Thursday, March 17, 2011

defining Libertarian (vs. Conservative or Liberal) Morality

Excerpts from a long and interesting article by Ronald Bailey in Reason...

When it comes to morality, libertarians are often typecast as immoral calculating rationalists who also have a somewhat unseemly hedonistic bent. Now new social science research shows that libertarians are quite moral, just not in the same way that conservatives and liberals are.

University of Virginia social psychologist Jonathan Haidt has done considerable previous work probing the moral differences between American liberals and conservatives, but came to recognize that a significant proportion of Americans did not fit the simplistic left/right ideological dichotomy that dominates so much of our political and social discourse. Instead of ignoring outliers, Haidt and his colleagues chose instead to dig deeper.

The result: A fascinating new study, “Understanding Libertarian Morality: The psychological roots of an individualist ideology”...involving moral surveys of more than 10,000 self-identified libertarians gathered online at the website yourmorals.org...

So what did the study find to be the basis of libertarian moral thinking? It will not surprise Reason readers that the study found that libertarians show (1) stronger endorsement of individual liberty as their foremost guiding principle and correspondingly weaker endorsement of other moral principles, (2) a relatively cerebral as opposed to emotional intellectual style, and (3) lower interdependence and social relatedness....

In his earlier work, Haidt surveyed the attitudes of conservatives and liberals using what he calls the Moral Foundations Questionnaire which measures how much a person relies on each of five different moral foundations: Harm/Care, Fairness/Reciprocity, Ingroup/Loyalty, Authority/Respect, and Purity/Sanctity. Typically, conservatives scored lower than liberals on the Harm and Fairness scales and much higher on Ingroup, Authority, and Purity scales. In this case, libertarians scored low on all five surveyed moral dimensions....

The Schwartz Value scale measures the degree to which participants regard 10 values as guiding principles for their lives. Libertarians put higher value on Hedonism, Self-Direction, and Stimulation than either liberals or conservatives and they put less value than either on Benevolence, Conformity, Security, and Tradition. Like liberals, libertarians put less value on Power, but like conservatives they value Universalism less....Haidt and his colleagues eventually recognized that their Moral Foundations Questionnaire was blinkered by liberal academic bias by failing to include a sixth moral foundation, Liberty. They developed a liberty scale to probe this moral dimension....And guess what? The researchers found that libertarians dramatically outscored liberals and conservatives when it came to putting a high value on both economic and lifestyle liberty. Most dishearteningly, liberals scored two full standard deviations below libertarians on economic liberty....

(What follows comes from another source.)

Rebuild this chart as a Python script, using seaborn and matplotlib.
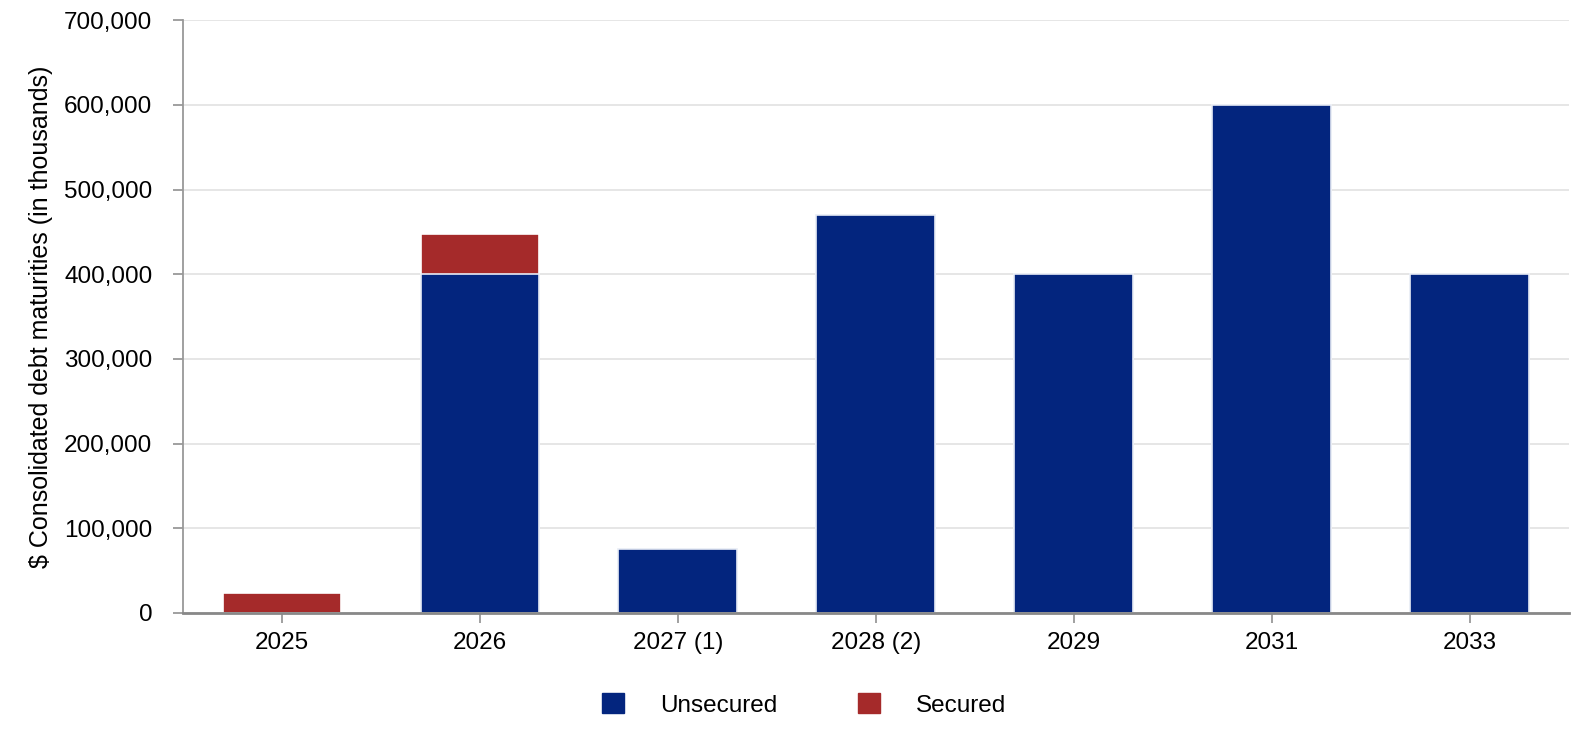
import numpy as np
import pandas as pd
import matplotlib
matplotlib.use('Agg')
import matplotlib.pyplot as plt
import seaborn as sns
from matplotlib.patches import Patch
from matplotlib.ticker import FuncFormatter

years = ['2025', '2026', '2027 (1)', '2028 (2)', '2029', '2031', '2033']
unsecured = [0, 400000, 75000, 470000, 400000, 600000, 400000]
secured = [23000, 47000, 0, 0, 0, 0, 0]

BLUE = '#03257e'
RED = '#a52a2a'
FS = 17.5

sns.set_style('white')
plt.rcParams['font.family'] = ['Liberation Sans', 'DejaVu Sans']

df = pd.DataFrame({'year': years, 'unsecured': unsecured, 'secured': secured})
df['total'] = df['unsecured'] + df['secured']

fig = plt.figure(figsize=(15.86, 7.5), dpi=100)
ax = fig.add_axes([0.1154, 0.1827, 0.8736, 0.7903])

# stacked: totals in red, unsecured drawn on top in blue
sns.barplot(data=df, x='year', y='total', color=RED, width=0.6, saturation=1,
            edgecolor='white', linewidth=1.2, ax=ax, zorder=3)
sns.barplot(data=df[df['unsecured'] > 0], x='year', y='unsecured', order=years,
            color=BLUE, width=0.6, saturation=1, edgecolor='#e8ecf5', linewidth=1.2,
            ax=ax, zorder=4)

ax.set_xlim(-0.5, 6.5)
ax.set_ylim(0, 700000)
ax.set_yticks(np.arange(0, 700001, 100000))
ax.yaxis.set_major_formatter(FuncFormatter(lambda v, p: f'{int(v):,}'))
ax.grid(axis='y', color='#e4e4e4', linewidth=1.3, zorder=0)
ax.set_axisbelow(True)

for s in ['top', 'right']:
    ax.spines[s].set_visible(False)
ax.spines['left'].set_color('#999999')
ax.spines['left'].set_linewidth(1.3)
ax.spines['bottom'].set_color('#888888')
ax.spines['bottom'].set_linewidth(2)
ax.spines['bottom'].set_zorder(5)

ax.tick_params(axis='both', length=7, width=1.3, color='#999999',
               labelsize=FS, labelcolor='black', left=True, bottom=True)
ax.tick_params(axis='y', pad=15)
ax.tick_params(axis='x', pad=7)
ax.set_xlabel('')
ax.set_ylabel('$ Consolidated debt maturities (in thousands)', fontsize=18,
              color='black', labelpad=8)

handles = [Patch(facecolor=BLUE, edgecolor=BLUE, label='Unsecured'),
           Patch(facecolor=RED, edgecolor=RED, label='Secured')]
fig.legend(handles=handles, loc='center', bbox_to_anchor=(0.507, 0.06), ncol=2,
           frameon=False, fontsize=FS, labelcolor='black', handlelength=0.9,
           handleheight=0.9, handletextpad=1.5, columnspacing=3.3)

fig.savefig('out.png', dpi=100)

Clearly, libertarians are not amoral. Rather, standard morality scales do a poor job of measuring their one central and overriding moral commitment.”...


2 Comments:

At March 28, 2011 at 4:07 PM , Blogger Darrell said...

Bailey writes: “Libertarian morality, by rising above and rejecting primitive moralities embodied in the universalist collectivism of left-liberals and the tribalist collectivism of conservatives, made the rule of law, freedom of speech, religious tolerance, and modern prosperity possible.”

I read this over the weekend and did part of the survey myself. This concluding line is laughable at best.

A social order that allows for ordered liberty, individual rights constrained by law, was a product of European Christianity not “libertarian morality”. Said Euro-Christianity contained traits that we could called universalist and tribalist. Euro-Christians, particularly Protestants shaped by the Reformation, created a social theory that balanced the one and many and was able to avoid, for a time, falling into nominalism on the one hand or realism on the other.

Speaking simply to the question of “modern prosperity” I think that a free market necessarily rests on broad social trust, above and beyond any sort of legal framework. Outside the mentality Bailey deems “tribalism” I don’t know that it can exist. Invariably when you get nations or empires with multiple ethnic and religious groups there is also an increase in state power, undermining the prosperity allegedly generated by “libertarian morality”.

 
At March 28, 2011 at 5:15 PM , Blogger Eric Schansberg said...

When I read that, I thought he was critiquing a subset of conservatives, but perhaps he meant it in a broader sense. If so, he overstates the case quite a bit!

That said, I would not lay everything at the feet of EC, however that term might be defined-- religiously or with respect to politics and economics. Either EC has to be defined or it was refined or modified by something like LM.